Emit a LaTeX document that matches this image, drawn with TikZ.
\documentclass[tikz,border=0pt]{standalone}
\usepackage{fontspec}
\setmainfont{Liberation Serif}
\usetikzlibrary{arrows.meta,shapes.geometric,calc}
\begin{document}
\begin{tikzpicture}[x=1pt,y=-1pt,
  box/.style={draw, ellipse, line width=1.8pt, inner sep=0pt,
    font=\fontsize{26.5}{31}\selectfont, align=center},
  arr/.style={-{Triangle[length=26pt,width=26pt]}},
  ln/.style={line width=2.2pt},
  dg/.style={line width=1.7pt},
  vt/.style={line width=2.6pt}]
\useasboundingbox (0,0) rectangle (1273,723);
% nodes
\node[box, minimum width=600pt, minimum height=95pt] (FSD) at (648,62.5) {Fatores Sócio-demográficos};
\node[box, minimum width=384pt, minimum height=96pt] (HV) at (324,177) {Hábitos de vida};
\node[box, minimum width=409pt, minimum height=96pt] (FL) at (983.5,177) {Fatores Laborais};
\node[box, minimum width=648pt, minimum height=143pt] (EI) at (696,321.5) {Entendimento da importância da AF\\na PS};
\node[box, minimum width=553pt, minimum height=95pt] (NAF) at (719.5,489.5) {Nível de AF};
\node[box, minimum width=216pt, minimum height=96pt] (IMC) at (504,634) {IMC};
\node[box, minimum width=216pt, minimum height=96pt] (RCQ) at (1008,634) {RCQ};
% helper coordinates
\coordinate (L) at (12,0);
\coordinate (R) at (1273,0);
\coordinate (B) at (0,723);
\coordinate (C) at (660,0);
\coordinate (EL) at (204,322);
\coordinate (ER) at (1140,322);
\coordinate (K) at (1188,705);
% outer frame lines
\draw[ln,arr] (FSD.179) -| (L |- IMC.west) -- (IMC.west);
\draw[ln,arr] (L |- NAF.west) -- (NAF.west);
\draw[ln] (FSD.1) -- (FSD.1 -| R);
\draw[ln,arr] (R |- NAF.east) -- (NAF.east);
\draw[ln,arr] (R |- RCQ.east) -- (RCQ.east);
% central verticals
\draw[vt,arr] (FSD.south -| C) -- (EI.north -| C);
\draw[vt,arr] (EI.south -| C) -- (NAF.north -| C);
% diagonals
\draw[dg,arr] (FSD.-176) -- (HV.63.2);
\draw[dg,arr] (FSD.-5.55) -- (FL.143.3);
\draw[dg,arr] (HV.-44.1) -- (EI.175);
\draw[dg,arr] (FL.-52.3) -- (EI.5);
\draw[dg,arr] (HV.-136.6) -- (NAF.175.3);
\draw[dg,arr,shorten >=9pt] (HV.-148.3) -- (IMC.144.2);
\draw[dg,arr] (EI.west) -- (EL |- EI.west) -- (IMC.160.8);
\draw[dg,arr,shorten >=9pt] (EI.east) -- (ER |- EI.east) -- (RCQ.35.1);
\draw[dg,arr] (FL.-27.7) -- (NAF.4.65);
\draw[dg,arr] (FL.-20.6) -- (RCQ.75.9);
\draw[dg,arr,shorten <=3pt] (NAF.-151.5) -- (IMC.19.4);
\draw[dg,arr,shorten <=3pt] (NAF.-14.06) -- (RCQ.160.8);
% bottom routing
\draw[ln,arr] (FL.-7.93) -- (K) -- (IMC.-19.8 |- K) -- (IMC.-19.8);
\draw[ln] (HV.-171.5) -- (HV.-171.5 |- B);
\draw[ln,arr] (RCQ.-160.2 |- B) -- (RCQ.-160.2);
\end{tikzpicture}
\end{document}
────────────────────
*Instructions for the task*. Retype the whole listing, matching it exactly.

*In response*.
Emit a LaTeX document that matches this image, drawn with TikZ.
\documentclass[tikz,border=0pt]{standalone}
\usepackage{fontspec}
\setmainfont{Liberation Serif}
\usetikzlibrary{arrows.meta,shapes.geometric,calc}
\begin{document}
\begin{tikzpicture}[x=1pt,y=-1pt,
  box/.style={draw, ellipse, line width=1.8pt, inner sep=0pt,
    font=\fontsize{26.5}{31}\selectfont, align=center},
  arr/.style={-{Triangle[length=26pt,width=26pt]}},
  ln/.style={line width=2.2pt},
  dg/.style={line width=1.7pt},
  vt/.style={line width=2.6pt}]
\useasboundingbox (0,0) rectangle (1273,723);
% nodes
\node[box, minimum width=600pt, minimum height=95pt] (FSD) at (648,62.5) {Fatores Sócio-demográficos};
\node[box, minimum width=384pt, minimum height=96pt] (HV) at (324,177) {Hábitos de vida};
\node[box, minimum width=409pt, minimum height=96pt] (FL) at (983.5,177) {Fatores Laborais};
\node[box, minimum width=648pt, minimum height=143pt] (EI) at (696,321.5) {Entendimento da importância da AF\\na PS};
\node[box, minimum width=553pt, minimum height=95pt] (NAF) at (719.5,489.5) {Nível de AF};
\node[box, minimum width=216pt, minimum height=96pt] (IMC) at (504,634) {IMC};
\node[box, minimum width=216pt, minimum height=96pt] (RCQ) at (1008,634) {RCQ};
% helper coordinates
\coordinate (L) at (12,0);
\coordinate (R) at (1273,0);
\coordinate (B) at (0,723);
\coordinate (C) at (660,0);
\coordinate (EL) at (204,322);
\coordinate (ER) at (1140,322);
\coordinate (K) at (1188,705);
% outer frame lines
\draw[ln,arr] (FSD.179) -| (L |- IMC.west) -- (IMC.west);
\draw[ln,arr] (L |- NAF.west) -- (NAF.west);
\draw[ln] (FSD.1) -- (FSD.1 -| R);
\draw[ln,arr] (R |- NAF.east) -- (NAF.east);
\draw[ln,arr] (R |- RCQ.east) -- (RCQ.east);
% central verticals
\draw[vt,arr] (FSD.south -| C) -- (EI.north -| C);
\draw[vt,arr] (EI.south -| C) -- (NAF.north -| C);
% diagonals
\draw[dg,arr] (FSD.-176) -- (HV.63.2);
\draw[dg,arr] (FSD.-5.55) -- (FL.143.3);
\draw[dg,arr] (HV.-44.1) -- (EI.175);
\draw[dg,arr] (FL.-52.3) -- (EI.5);
\draw[dg,arr] (HV.-136.6) -- (NAF.175.3);
\draw[dg,arr,shorten >=9pt] (HV.-148.3) -- (IMC.144.2);
\draw[dg,arr] (EI.west) -- (EL |- EI.west) -- (IMC.160.8);
\draw[dg,arr,shorten >=9pt] (EI.east) -- (ER |- EI.east) -- (RCQ.35.1);
\draw[dg,arr] (FL.-27.7) -- (NAF.4.65);
\draw[dg,arr] (FL.-20.6) -- (RCQ.75.9);
\draw[dg,arr,shorten <=3pt] (NAF.-151.5) -- (IMC.19.4);
\draw[dg,arr,shorten <=3pt] (NAF.-14.06) -- (RCQ.160.8);
% bottom routing
\draw[ln,arr] (FL.-7.93) -- (K) -- (IMC.-19.8 |- K) -- (IMC.-19.8);
\draw[ln] (HV.-171.5) -- (HV.-171.5 |- B);
\draw[ln,arr] (RCQ.-160.2 |- B) -- (RCQ.-160.2);
\end{tikzpicture}
\end{document}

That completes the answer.